Monday, September 17, 2018

Why Patience is the Key to Interpersonal Relationships

People are sometimes very difficult to work with. They have needs, desires, opinions, values and much more. Sometimes we jump to our own conclusions and other times other people jump to their own conclusions. Our brains are often pre-wired to come to certain conclusions based on our past experiences.

This means that when conflict arises we should stop, not react, and wait for more information when it is helpful. Certainly there are times when people must react quickly but for 95% of the cases simply reserving your response is a powerful statement.

People who are emotional responders are also very traumatized. They yell, scream, get angry and attack. What they are not good at doing is finding the best way of dealing with situations or find those paths that will lead to the best result.

While personal conflict is inevitable with groups of people at work or home it is not acceptable as a standard way of interrelating. There are some people who react and get dysfunctional trying to lash out at others around them.

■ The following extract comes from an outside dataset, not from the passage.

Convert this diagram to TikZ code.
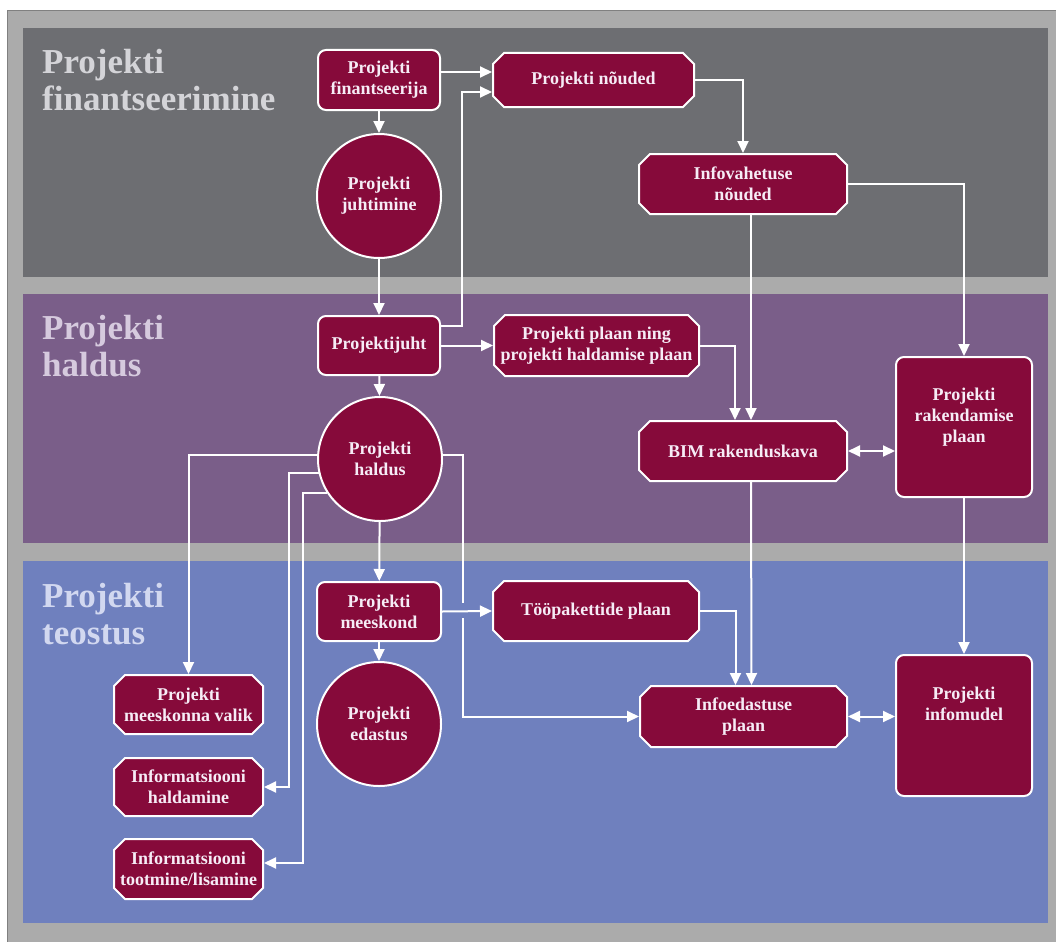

Some always have drama around them.

It should be stated there are a lot of people like that. If you get into an argument with them there will be little to no rational thought. They will seek to perpetuate the conflict, manipulate, lie, and create chaos around them.

They will seek to draw people into their arguments to gain "converts" to a cause. It makes no difference if you, them, or something else caused the problem. Their inherent nature is to be destructive when they feel slighted.

Reacting to bad behavior fuels the problem. They feed off of it and likely you are not providing them with the best responses that are most beneficial for you. By not responding, delaying your response and thinking, you can shift the power structure in the conversation and reserve judgement and actions for a later time of your choosing. Sometimes the best response is to say nothing and give space.